**Challenge**
Leave out the pictures and retype only the lines from the opening line to the line that holds "import plotly.graph_objects as go", both ends included.

**Dataset section**
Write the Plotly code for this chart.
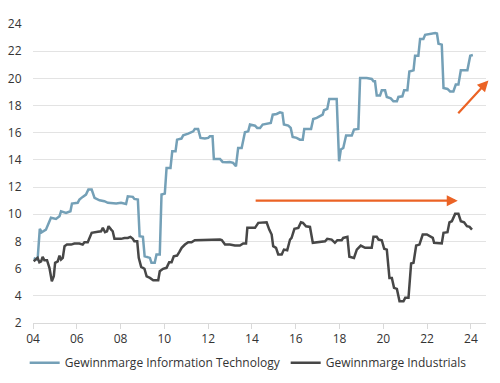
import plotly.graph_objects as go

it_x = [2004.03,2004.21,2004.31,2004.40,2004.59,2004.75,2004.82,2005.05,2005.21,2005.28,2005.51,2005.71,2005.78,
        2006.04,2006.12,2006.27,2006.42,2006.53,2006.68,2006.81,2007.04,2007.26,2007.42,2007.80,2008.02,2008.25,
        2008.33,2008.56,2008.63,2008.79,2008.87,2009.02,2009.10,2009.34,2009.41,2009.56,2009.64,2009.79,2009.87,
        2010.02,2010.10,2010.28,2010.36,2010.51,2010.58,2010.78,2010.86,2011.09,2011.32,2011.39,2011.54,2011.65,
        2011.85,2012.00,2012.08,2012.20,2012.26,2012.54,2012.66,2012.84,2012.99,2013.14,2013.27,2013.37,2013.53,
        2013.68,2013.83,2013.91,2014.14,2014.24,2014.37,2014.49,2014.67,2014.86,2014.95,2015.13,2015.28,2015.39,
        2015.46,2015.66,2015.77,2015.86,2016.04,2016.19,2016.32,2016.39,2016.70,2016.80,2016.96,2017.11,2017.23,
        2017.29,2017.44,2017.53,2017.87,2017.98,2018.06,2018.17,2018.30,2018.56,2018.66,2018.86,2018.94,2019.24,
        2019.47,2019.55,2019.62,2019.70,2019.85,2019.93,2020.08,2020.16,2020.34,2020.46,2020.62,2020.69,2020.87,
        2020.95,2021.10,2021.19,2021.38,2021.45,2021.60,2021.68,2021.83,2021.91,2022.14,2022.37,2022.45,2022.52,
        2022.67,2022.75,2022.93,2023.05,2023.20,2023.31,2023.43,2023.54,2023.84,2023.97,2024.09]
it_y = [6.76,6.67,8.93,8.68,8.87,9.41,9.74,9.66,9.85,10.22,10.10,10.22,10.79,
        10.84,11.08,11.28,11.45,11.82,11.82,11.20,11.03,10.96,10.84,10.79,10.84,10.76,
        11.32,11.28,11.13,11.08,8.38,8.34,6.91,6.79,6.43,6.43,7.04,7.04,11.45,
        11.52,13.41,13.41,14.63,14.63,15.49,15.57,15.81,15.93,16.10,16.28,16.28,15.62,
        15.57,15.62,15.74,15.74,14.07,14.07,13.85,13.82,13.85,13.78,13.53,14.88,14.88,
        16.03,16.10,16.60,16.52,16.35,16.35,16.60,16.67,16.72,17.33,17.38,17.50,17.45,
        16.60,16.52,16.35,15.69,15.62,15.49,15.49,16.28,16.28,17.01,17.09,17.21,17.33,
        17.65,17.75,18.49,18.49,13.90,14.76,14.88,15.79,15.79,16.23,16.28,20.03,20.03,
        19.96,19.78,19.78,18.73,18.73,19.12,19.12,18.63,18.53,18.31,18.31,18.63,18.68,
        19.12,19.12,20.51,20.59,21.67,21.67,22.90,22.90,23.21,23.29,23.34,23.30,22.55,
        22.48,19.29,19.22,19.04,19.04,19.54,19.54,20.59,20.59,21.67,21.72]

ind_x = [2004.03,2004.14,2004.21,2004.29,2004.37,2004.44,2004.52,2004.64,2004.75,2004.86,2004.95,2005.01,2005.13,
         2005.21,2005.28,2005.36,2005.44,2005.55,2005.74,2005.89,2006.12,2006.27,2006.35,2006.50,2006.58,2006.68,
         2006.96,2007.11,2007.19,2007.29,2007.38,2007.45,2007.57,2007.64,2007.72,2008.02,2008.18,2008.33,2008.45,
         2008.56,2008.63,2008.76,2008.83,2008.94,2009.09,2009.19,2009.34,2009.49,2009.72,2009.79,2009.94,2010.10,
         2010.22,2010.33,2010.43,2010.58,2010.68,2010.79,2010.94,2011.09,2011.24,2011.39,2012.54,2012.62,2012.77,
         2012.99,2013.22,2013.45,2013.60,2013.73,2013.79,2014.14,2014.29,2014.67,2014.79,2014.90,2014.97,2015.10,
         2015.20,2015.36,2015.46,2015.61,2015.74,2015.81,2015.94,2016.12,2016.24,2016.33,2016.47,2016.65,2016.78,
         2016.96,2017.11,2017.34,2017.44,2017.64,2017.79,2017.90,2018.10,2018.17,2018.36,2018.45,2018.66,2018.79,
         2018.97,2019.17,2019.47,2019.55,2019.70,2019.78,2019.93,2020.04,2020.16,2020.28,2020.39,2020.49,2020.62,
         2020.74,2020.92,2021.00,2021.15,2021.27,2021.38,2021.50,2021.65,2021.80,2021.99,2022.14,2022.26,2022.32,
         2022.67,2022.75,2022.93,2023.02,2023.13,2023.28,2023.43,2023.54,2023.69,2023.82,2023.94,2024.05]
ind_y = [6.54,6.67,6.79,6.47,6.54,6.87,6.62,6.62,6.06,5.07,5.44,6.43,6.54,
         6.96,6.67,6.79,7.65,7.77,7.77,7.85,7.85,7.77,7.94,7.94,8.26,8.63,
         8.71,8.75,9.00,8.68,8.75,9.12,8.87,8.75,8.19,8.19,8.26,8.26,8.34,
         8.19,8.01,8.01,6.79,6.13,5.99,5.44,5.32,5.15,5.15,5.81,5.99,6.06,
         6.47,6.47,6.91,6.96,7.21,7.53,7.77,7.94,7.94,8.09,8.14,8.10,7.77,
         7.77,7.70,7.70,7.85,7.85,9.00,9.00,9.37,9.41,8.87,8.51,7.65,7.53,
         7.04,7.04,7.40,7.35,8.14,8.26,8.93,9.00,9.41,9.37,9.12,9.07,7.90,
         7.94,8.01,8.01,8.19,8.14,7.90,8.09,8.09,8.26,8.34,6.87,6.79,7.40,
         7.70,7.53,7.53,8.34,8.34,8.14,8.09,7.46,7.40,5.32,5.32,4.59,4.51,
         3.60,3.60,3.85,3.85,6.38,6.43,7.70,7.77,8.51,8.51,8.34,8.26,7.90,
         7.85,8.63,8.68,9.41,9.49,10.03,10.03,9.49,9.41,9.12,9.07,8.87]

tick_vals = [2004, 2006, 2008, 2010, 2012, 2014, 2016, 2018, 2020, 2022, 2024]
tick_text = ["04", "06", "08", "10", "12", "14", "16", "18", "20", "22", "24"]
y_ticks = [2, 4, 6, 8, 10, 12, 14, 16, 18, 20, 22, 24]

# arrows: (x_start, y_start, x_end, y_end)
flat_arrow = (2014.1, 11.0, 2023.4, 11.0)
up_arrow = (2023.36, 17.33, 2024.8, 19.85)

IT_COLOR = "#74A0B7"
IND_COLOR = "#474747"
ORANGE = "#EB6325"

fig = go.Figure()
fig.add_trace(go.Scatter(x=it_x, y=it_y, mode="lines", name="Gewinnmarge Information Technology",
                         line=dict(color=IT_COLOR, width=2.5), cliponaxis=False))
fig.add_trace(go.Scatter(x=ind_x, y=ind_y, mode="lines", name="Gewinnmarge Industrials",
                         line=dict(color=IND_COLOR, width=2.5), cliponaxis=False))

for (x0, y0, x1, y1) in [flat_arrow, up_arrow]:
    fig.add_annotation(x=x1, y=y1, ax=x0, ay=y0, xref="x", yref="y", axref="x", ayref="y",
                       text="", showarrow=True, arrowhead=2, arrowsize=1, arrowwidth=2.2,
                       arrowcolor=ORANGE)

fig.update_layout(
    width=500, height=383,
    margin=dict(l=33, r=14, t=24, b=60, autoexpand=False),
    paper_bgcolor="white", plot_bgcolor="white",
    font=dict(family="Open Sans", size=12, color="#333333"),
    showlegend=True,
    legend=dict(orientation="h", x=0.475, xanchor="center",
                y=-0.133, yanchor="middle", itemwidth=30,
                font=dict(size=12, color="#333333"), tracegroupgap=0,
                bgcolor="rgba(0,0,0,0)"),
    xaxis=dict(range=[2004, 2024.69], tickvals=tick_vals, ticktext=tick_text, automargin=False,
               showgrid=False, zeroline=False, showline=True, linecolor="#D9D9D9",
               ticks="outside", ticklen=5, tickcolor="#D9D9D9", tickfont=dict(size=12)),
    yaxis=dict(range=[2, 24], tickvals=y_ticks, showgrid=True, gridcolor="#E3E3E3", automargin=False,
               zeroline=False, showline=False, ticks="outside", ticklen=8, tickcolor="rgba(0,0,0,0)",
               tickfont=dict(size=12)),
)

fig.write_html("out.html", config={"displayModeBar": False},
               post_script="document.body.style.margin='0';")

**Reply to the task**
Write the Plotly code for this chart.
import plotly.graph_objects as go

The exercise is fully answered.